Pero, ¿qué tal si dejamos el paternalismo, de llevarnos indignados las manos a la cabeza, y empezamos la discusión por aceptar que la lectura es un hábito difícil, que requiere un entrenamiento serio, y que no es necesariamente un acto placentero? Balzac leía de pie, por ejemplo, para no perder la concentración. Hay quien se levanta de madrugada para que la rutina no les robe un mínimo de cincuenta páginas al día. Hay libros que nadie debería leer sin estar preparado, como decía Pérez Reverte este fin de semana en un periódico español, porque la lectura es peligrosa al punto de que puede hacernos perder la fe en los hombres –pensemos en los Relatos de Kolimá, de Shalámov, sin ir más lejos–. 

Por eso no se trata de obligar a los jóvenes con serie de libros que, a pesar de su valor indiscutible, pueden castrarles muy pronto el gusto por la lectura. Como decía Stendhal, nadie puede hacerle tragar a nadie las bellas artes como si se tratase de una píldora. Como sabe cualquier lector, cada libro tiene su momento, y requiere toda una preparación para entrar en él realmente.

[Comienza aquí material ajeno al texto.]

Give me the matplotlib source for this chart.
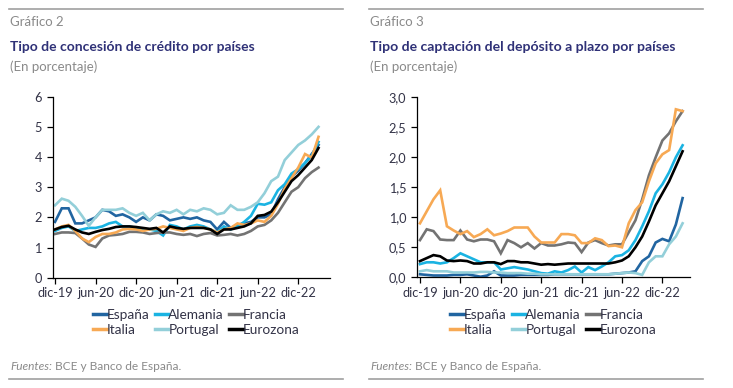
import matplotlib
matplotlib.use("Agg")
import matplotlib.pyplot as plt
from matplotlib import font_manager
from matplotlib.lines import Line2D
from matplotlib.ticker import FuncFormatter, MultipleLocator

# datos mensuales, dic-19 a mar-23
meses = list(range(40))
etiquetas_x = ["dic-19", "jun-20", "dic-20", "jun-21", "dic-21", "jun-22", "dic-22"]
series = ["España", "Alemania", "Francia", "Italia", "Portugal", "Eurozona"]
colores = ["#2165a1", "#1ab3e2", "#737373", "#f7a954", "#93cfd9", "#000000"]

# Gráfico 2: tipo de concesión de crédito
cred_espana = [1.85, 2.3, 2.3, 1.8, 1.8, 1.9, 2.0, 2.25, 2.2, 2.05,
               2.1, 2.0, 1.85, 2.0, 1.9, 2.1, 2.05, 1.9, 1.95, 2.0,
               1.95, 2.0, 1.9, 1.85, 1.6, 1.85, 1.65, 1.75, 1.8, 1.85,
               2.0, 2.0, 2.1, 2.6, 3.0, 3.35, 3.55, 3.8, 4.1, 4.4]
cred_alemania = [1.55, 1.65, 1.7, 1.55, 1.6, 1.65, 1.65, 1.7, 1.8, 1.85,
                 1.7, 1.7, 1.65, 1.6, 1.6, 1.55, 1.4, 1.75, 1.7, 1.6,
                 1.7, 1.75, 1.7, 1.6, 1.5, 1.7, 1.6, 1.7, 1.85, 2.05,
                 2.45, 2.42, 2.5, 2.9, 3.1, 3.45, 3.6, 3.8, 4.05, 4.5]
cred_francia = [1.45, 1.5, 1.5, 1.48, 1.3, 1.1, 1.02, 1.3, 1.4, 1.42,
                1.45, 1.52, 1.52, 1.5, 1.45, 1.48, 1.5, 1.5, 1.45, 1.42,
                1.45, 1.38, 1.45, 1.48, 1.4, 1.42, 1.45, 1.4, 1.45, 1.55,
                1.7, 1.75, 1.9, 2.15, 2.5, 2.85, 3.0, 3.3, 3.5, 3.65]
cred_italia = [1.6, 1.7, 1.75, 1.55, 1.3, 1.18, 1.35, 1.45, 1.45, 1.5,
               1.6, 1.62, 1.6, 1.55, 1.6, 1.62, 1.7, 1.65, 1.6, 1.55,
               1.65, 1.68, 1.65, 1.6, 1.5, 1.6, 1.65, 1.8, 1.75, 1.8,
               1.9, 1.85, 2.05, 2.45, 2.95, 3.3, 3.65, 4.1, 3.98, 4.67]
cred_portugal = [2.4, 2.62, 2.55, 2.35, 2.05, 1.72, 2.0, 2.25, 2.25, 2.25,
                 2.3, 2.15, 2.05, 2.15, 1.9, 2.1, 2.2, 2.15, 2.25, 2.1,
                 2.25, 2.2, 2.3, 2.25, 2.1, 2.15, 2.4, 2.25, 2.25, 2.35,
                 2.5, 2.8, 3.2, 3.35, 3.9, 4.15, 4.4, 4.55, 4.75, 5.0]
cred_eurozona = [1.6, 1.68, 1.72, 1.6, 1.5, 1.45, 1.52, 1.58, 1.62, 1.68,
                 1.7, 1.7, 1.68, 1.65, 1.62, 1.65, 1.5, 1.7, 1.65, 1.62,
                 1.65, 1.65, 1.65, 1.6, 1.45, 1.6, 1.6, 1.65, 1.7, 1.8,
                 2.05, 2.08, 2.19, 2.5, 2.85, 3.2, 3.4, 3.65, 3.9, 4.3]

# Gráfico 3: tipo de captación del depósito a plazo
dep_espana = [0.05, 0.04, 0.03, 0.03, 0.03, 0.04, 0.04, 0.05, 0.03, 0.01,
              0.03, 0.1, 0.03, 0.03, 0.03, 0.04, 0.04, 0.04, 0.04, 0.04,
              0.05, 0.05, 0.05, 0.05, 0.05, 0.05, 0.05, 0.05, 0.05, 0.06,
              0.07, 0.08, 0.1, 0.27, 0.35, 0.58, 0.64, 0.6, 0.88, 1.32]
dep_alemania = [0.22, 0.25, 0.25, 0.23, 0.25, 0.32, 0.4, 0.35, 0.3, 0.25,
                0.25, 0.25, 0.13, 0.15, 0.17, 0.15, 0.13, 0.1, 0.07, 0.06,
                0.1, 0.08, 0.12, 0.18, 0.08, 0.17, 0.12, 0.18, 0.25, 0.35,
                0.37, 0.45, 0.62, 0.85, 1.1, 1.4, 1.55, 1.75, 2.0, 2.2]
dep_francia = [0.62, 0.8, 0.77, 0.63, 0.62, 0.62, 0.78, 0.63, 0.6, 0.63,
               0.63, 0.6, 0.4, 0.62, 0.57, 0.5, 0.57, 0.48, 0.57, 0.53,
               0.53, 0.55, 0.58, 0.57, 0.42, 0.58, 0.62, 0.57, 0.53, 0.55,
               0.55, 0.75, 0.95, 1.3, 1.7, 2.0, 2.28, 2.4, 2.6, 2.77]
dep_italia = [0.9, 1.1, 1.3, 1.45, 0.85, 0.78, 0.72, 0.77, 0.67, 0.72,
              0.8, 0.7, 0.73, 0.77, 0.83, 0.83, 0.83, 0.68, 0.58, 0.58,
              0.58, 0.72, 0.72, 0.7, 0.57, 0.57, 0.65, 0.62, 0.52, 0.53,
              0.5, 0.9, 1.12, 1.25, 1.6, 1.9, 2.05, 2.12, 2.8, 2.77]
dep_portugal = [0.1, 0.12, 0.1, 0.1, 0.1, 0.08, 0.08, 0.08, 0.08, 0.09,
                0.09, 0.08, 0.08, 0.07, 0.07, 0.07, 0.06, 0.06, 0.05, 0.05,
                0.05, 0.05, 0.05, 0.05, 0.05, 0.05, 0.05, 0.05, 0.05, 0.06,
                0.07, 0.08, 0.07, 0.04, 0.25, 0.35, 0.35, 0.55, 0.68, 0.9]
dep_eurozona = [0.27, 0.32, 0.37, 0.35, 0.28, 0.27, 0.28, 0.27, 0.23, 0.23,
                0.25, 0.25, 0.22, 0.27, 0.27, 0.25, 0.25, 0.23, 0.21, 0.22,
                0.21, 0.22, 0.23, 0.23, 0.23, 0.23, 0.23, 0.23, 0.23, 0.25,
                0.28, 0.35, 0.5, 0.68, 0.93, 1.2, 1.4, 1.6, 1.85, 2.1]


def pick_font(names):
    for n in names:
        try:
            font_manager.findfont(n, fallback_to_default=False)
            return n
        except Exception:
            pass
    return "DejaVu Sans"


base_font = pick_font(["Lato", "Open Sans", "DejaVu Sans"])
narrow_font = pick_font(["Liberation Sans Narrow", "Lato"])
plt.rcParams["font.family"] = base_font

W, H = 733, 388
fig = plt.figure(figsize=(W / 100, H / 100), dpi=100)
fig.patch.set_facecolor("white")
renderer = fig.canvas.get_renderer()

gris = "#8a8a8a"
navy = "#2f3177"
txt = "#333347"


def fx(x):
    return x / W


def fy(y):
    return 1 - y / H


def fit_text(x, y, s, width, **kw):
    # ajusta el tamaño de letra para que el texto ocupe el ancho del original
    t = fig.text(fx(x), fy(y), s, va="center", ha="left", **kw)
    size = t.get_fontsize()
    w = t.get_window_extent(renderer).width
    t.set_fontsize(size * width / w)
    return t


def footer(x0):
    t1 = fit_text(x0 + 1, 367, "Fuentes:", 42, color=gris, fontsize=9, style="italic")
    bb = t1.get_window_extent(renderer)
    fig.text(bb.x1 / W, fy(367), " BCE y Banco de España.", color=gris,
             fontsize=t1.get_fontsize(), va="center", ha="left")


def header(x0, x1, num, titulo, ancho_titulo):
    fig.add_artist(Line2D([fx(x0), fx(x1)], [fy(9), fy(9)], color="#a0a0a0", lw=1.2))
    fig.add_artist(Line2D([fx(x0), fx(x1)], [fy(379), fy(379)], color="#a0a0a0", lw=1.2))
    fit_text(x0 + 1, 22, num, 54, color=gris, fontsize=10)
    fit_text(x0 + 1, 47, titulo, ancho_titulo, color=navy, fontsize=10,
             fontweight="bold", family=narrow_font)
    fit_text(x0 + 1, 67, "(En porcentaje)", 88, color=gris, fontsize=10)
    footer(x0)


def panel(left, right, top, bottom, datos, ymax, ystep, fmt, xmin, xmax, leg_x):
    ax = fig.add_axes([fx(left), fy(bottom), fx(right - left), (bottom - top) / H])
    for vals, nombre, c in zip(datos, series, colores):
        ax.plot(meses, vals, color=c, lw=1.9, label=nombre, solid_joinstyle="miter")
    ax.set_xlim(xmin, xmax)
    ax.set_ylim(0, ymax)
    ax.yaxis.set_major_locator(MultipleLocator(ystep))
    ax.yaxis.set_major_formatter(FuncFormatter(fmt))
    ax.set_xticks(range(0, 37, 6))
    ax.set_xticklabels(etiquetas_x)
    for s in ["top", "right"]:
        ax.spines[s].set_visible(False)
    for s in ["left", "bottom"]:
        ax.spines[s].set_linewidth(0.9)
        ax.spines[s].set_color("black")
    ax.tick_params(axis="both", direction="out", length=4, width=0.9,
                   labelsize=9.2, labelcolor=txt, pad=3)
    ax.tick_params(axis="y", pad=4)
    h, l = ax.get_legend_handles_labels()
    orden = [0, 3, 1, 4, 2, 5]
    ax.legend([h[i] for i in orden], [l[i] for i in orden], ncol=3,
              loc="upper left", bbox_to_anchor=(fx(leg_x), fy(309)),
              bbox_transform=fig.transFigure, frameon=False, fontsize=9.8,
              handlelength=1.0, handletextpad=0.0, columnspacing=0.4,
              labelspacing=0.2, borderpad=0, borderaxespad=0,
              labelcolor=txt)
    for ln in ax.get_legend().get_lines():
        ln.set_linewidth(2.5)
    return ax


header(9, 343, "Gráfico 2", "Tipo de concesión de crédito por países", 244)
header(369, 703, "Gráfico 3", "Tipo de captación del depósito a plazo por países", 305)

panel(53, 330, 96.7, 277.7,
      [cred_espana, cred_alemania, cred_francia, cred_italia, cred_portugal, cred_eurozona],
      6, 1, lambda v, p: f"{v:.0f}", -0.3, 40.7, 93)
panel(417.3, 690, 97.3, 277.3,
      [dep_espana, dep_alemania, dep_francia, dep_italia, dep_portugal, dep_eurozona],
      3, 0.5, lambda v, p: f"{v:.1f}".replace(".", ","), -0.4, 40.1, 450)

fig.savefig("out.png", dpi=100)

Leer es como correr. Es un proceso que implica una necesaria inversión de tiempo, disposición y energía. Tener que leer la Divina Comedia de Dante en el bachillerato equivale a un corredor novato a quien sacan el primer día a competir en la maratón de Nueva York: lo más probable es que no vuelva a correr en su vida. Hay quien defiende los libros de autoayuda como forma de entrenar el hábito –es común escuchar eso de: “que lean así sea a Coelho, pero que lean”–. Pero eso equivale a correr en bajada. Si un atleta entrena todos los días cuesta abajo, lo más probable es que un tiempo después se haya lesionado las rodillas. Y de una lesión cuesta mucho recuperarse. Si siempre trota en bajada, cuando quiera conquistar una cuesta ya no tendrá piernas para la subida. Hay que leer de forma sistemática y con un esfuerzo específico para desarrollar ese músculo, igual que un Ironman empieza su carrera de fondista con unos pocos kilómetros al día.   

Leer suele ser, además, un acto de imitación. Ver a alguien fascinado con un libro, que se ríe a carcajadas en una playa, suspira en el vagón del metro mientras pasa las páginas o que sortea feliz el aburrimiento en unas vacaciones largas, es uno de los motores más poderosos para que alguien quiera hacer lo mismo. Por eso, a todos esos padres y profesores que se preguntan cómo hacer para que sus hijos y alumnos se entusiasmen con las letras –ah, ese depósito de frustraciones que suelen ser los hijos y los estudiantes–, hay que decirles que suele bastar con que ellos los vean leyendo, y con que en la casa exista una buena biblioteca –de libros de verdad, no colecciones regaladas por instituciones, catálogos y revistas de peluquería–. Menos diagnóstico y más ejemplo.

El que corre no lo hace para llegar físicamente a ningún lugar. Igual el lector, como sabía Flaubert, no lee como lo hacen los niños, para divertirse, ni como lo hacen los ambiciosos, para instruirse. Lee para vivir.